Другие вердикты такого рода, принадлежащие Ине, Джевонсу и другим, не выдерживают критики. (См. «Христианство и мифология», ч. I, гл. III, § 3.) Д-р Уорд Фаулер, последний английский специалист, занимавшийся этим вопросом, уверенно поддерживает странный тезис (восходящий к Шварцу) о том, что множество божеств и демонов ранних латинян никогда не мыслились как личностные или обладающие полом, пока греческая мифология и скульптура не ввели моду на подобные концепции, после чего «это более позднее и чуждое понятие божественности настолько полностью овладело умами римлян космополитического города, что Варрон — единственный писатель, сохранивший традицию старого образа мышления» (The Religious Experience of the Roman People, 1911, с. 147). То есть концепция богов в безликий период была «старым образом мышления», в котором божества, называемые мужскими и женскими именами и часто упоминаемые как Pater и Mater, на самом деле вовсе не мыслились антропоморфно! Как ранние римляне представляли себе своих неизображаемых божеств, д-р Фаулер, естественно, не пытается предположить. Мы получаем лишь необоснованную и необъяснимую негативную формулу: «мы можем считать достоверным, что даже великие божества календаря, Янус, Юпитер, Марс, Квирин и Веста, не мыслились существующими в каком-либо смысле в человеческом облике, ни как личностные существа, обладающие какими-либо человеческими характеристиками. Ранние римляне были лишены мифологической фантазии...»

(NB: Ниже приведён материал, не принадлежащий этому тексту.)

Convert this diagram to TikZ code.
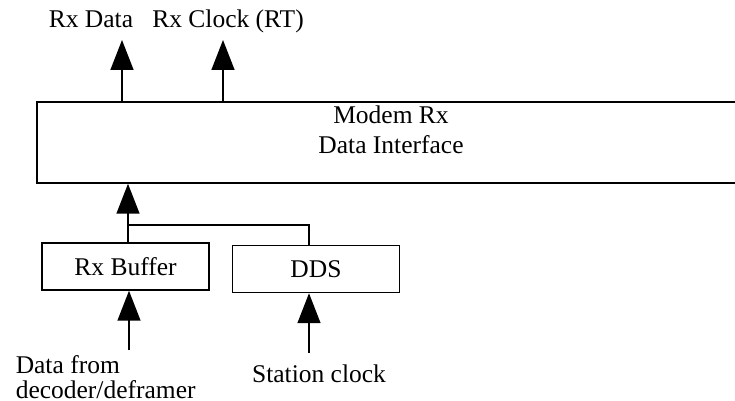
\documentclass[tikz,border=0pt]{standalone}
\usepackage{fontspec}
\setmainfont{Liberation Serif}
\usetikzlibrary{arrows.meta, positioning}

\begin{document}
\begin{tikzpicture}[
  x=0.5pt, y=-0.5pt, font=\fontsize{12.75}{12.5}\selectfont,
  line width=0.75pt,
  > = {Triangle[width=11.5pt,length=15pt]},
  block/.style = {draw,rectangle,inner sep=0pt,minimum width=83.5pt,minimum height=23.5pt},
  lbl/.style = {inner sep=0pt}
  ]
  \clip (0,0) rectangle (735,401);
  \node[block,minimum width=351pt,minimum height=40.5pt] (modem) at (388,142.5) {};
  \node[lbl,anchor=north,align=center,font=\fontsize{12.75}{15}\selectfont] (modemtxt) at (391,104.8) {Modem Rx\\Data Interface};
  \node[block] (buffer) at (125.5,266.5) {Rx Buffer};
  \node[block] (dds) at (316,269) {DDS};
  \node[lbl,anchor=base] (rxdatatxt) at (91,28) {Rx Data};
  \node[lbl,anchor=base] (rxclktxt) at (228,28) {Rx Clock (RT)};
  \node[lbl,anchor=north west,align=left] (bufintxt) at (15,354.6) {Data from\\decoder/deframer};
  \node[lbl,anchor=base] (ddsintxt) at (319,382) {Station clock};
  \coordinate (rxdata) at (122,40);
  \coordinate (rxclk) at (223,40);
  \coordinate (join) at (128,225);
  \coordinate (bufin) at (129,350);
  \coordinate (ddsin) at (309,353);
  \draw[->] (modem.north -| rxdata) -- (rxdata);
  \draw[->] (modem.north -| rxclk) -- (rxclk);
  \draw[->] (buffer.north -| join) -- (modem.south -| join);
  \draw (join) -| (dds.north -| ddsin);
  \draw[->] (bufin) -- (buffer.south -| bufin);
  \draw[->] (ddsin) -- (dds.south -| ddsin);
\end{tikzpicture}
\end{document}
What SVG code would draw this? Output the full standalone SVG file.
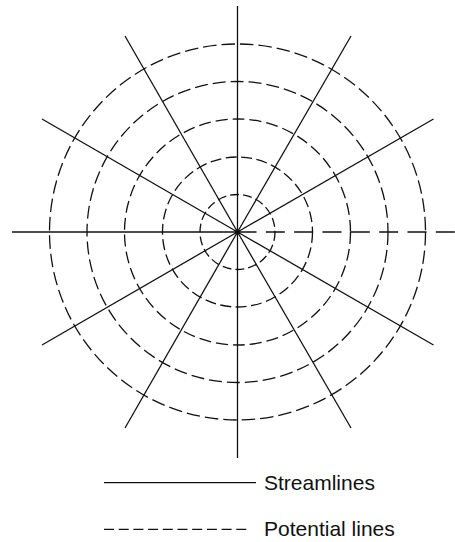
<svg xmlns="http://www.w3.org/2000/svg" width="455" height="542" viewBox="0 0 455 542">
<style>
.s{stroke:#111;stroke-width:1.3;fill:none}
.p{stroke:#111;stroke-width:1.3;fill:none}
.t{font-family:"Liberation Sans",Arial,sans-serif;font-size:21px;fill:#111}
</style>
<rect width="455" height="542" fill="#fff"/>
<g id="potential-lines">
<circle class="p" cx="237.5" cy="232" r="37.5" stroke-dasharray="9 4"/>
<circle class="p" cx="237.5" cy="232" r="75" stroke-dasharray="11 4.5"/>
<circle class="p" cx="237.5" cy="232" r="113" stroke-dasharray="12 5"/>
<circle class="p" cx="237.5" cy="232" r="150.5" stroke-dasharray="13 5"/>
<circle class="p" cx="237.5" cy="232" r="188" stroke-dasharray="13.5 5"/>
<line class="p" x1="237.5" y1="232" x2="455" y2="232" stroke-dasharray="19 9.33"/>
</g>
<g id="streamlines">
<line class="s" x1="237.5" y1="6" x2="237.5" y2="458"/>
<line class="s" x1="12" y1="232" x2="237.5" y2="232"/>
<line class="s" x1="237.5" y1="232" x2="433.5" y2="119" stroke-width="2"/>
<line class="s" x1="237.5" y1="232" x2="42" y2="119"/>
<line class="s" x1="237.5" y1="232" x2="125" y2="36"/>
<line class="s" x1="237.5" y1="232" x2="351" y2="36"/>
<line class="s" x1="237.5" y1="232" x2="42" y2="345"/>
<line class="s" x1="237.5" y1="232" x2="433.5" y2="345"/>
<line class="s" x1="237.5" y1="232" x2="125" y2="428"/>
<line class="s" x1="237.5" y1="232" x2="351" y2="428"/>
<circle cx="237.5" cy="232" r="2.5" fill="#111"/>
</g>
<g id="legend">
<line class="s" x1="104" y1="482.7" x2="256" y2="482.7"/>
<text class="t" x="264" y="490">Streamlines</text>
<line class="p" x1="104" y1="529.3" x2="247" y2="529.3" stroke-dasharray="10 4.7"/>
<text class="t" x="264" y="536">Potential lines</text>
</g>
</svg>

Либо ранние римляне были психологически чужды любому другому примитивному или варварскому народу, известному современной антропологии, либо, по аналогии, весь антропоморфизм является спонтанным творением скульпторов, у которых не было никаких оснований в предыдущем психозе для создания изображений богов. Греки, согласно этому взгляду, не имели антропоморфного представления о своих божествах, пока скульпторы внезапно не начали создавать их изображения, после чего все немедленно и послушно антропоморфизировали!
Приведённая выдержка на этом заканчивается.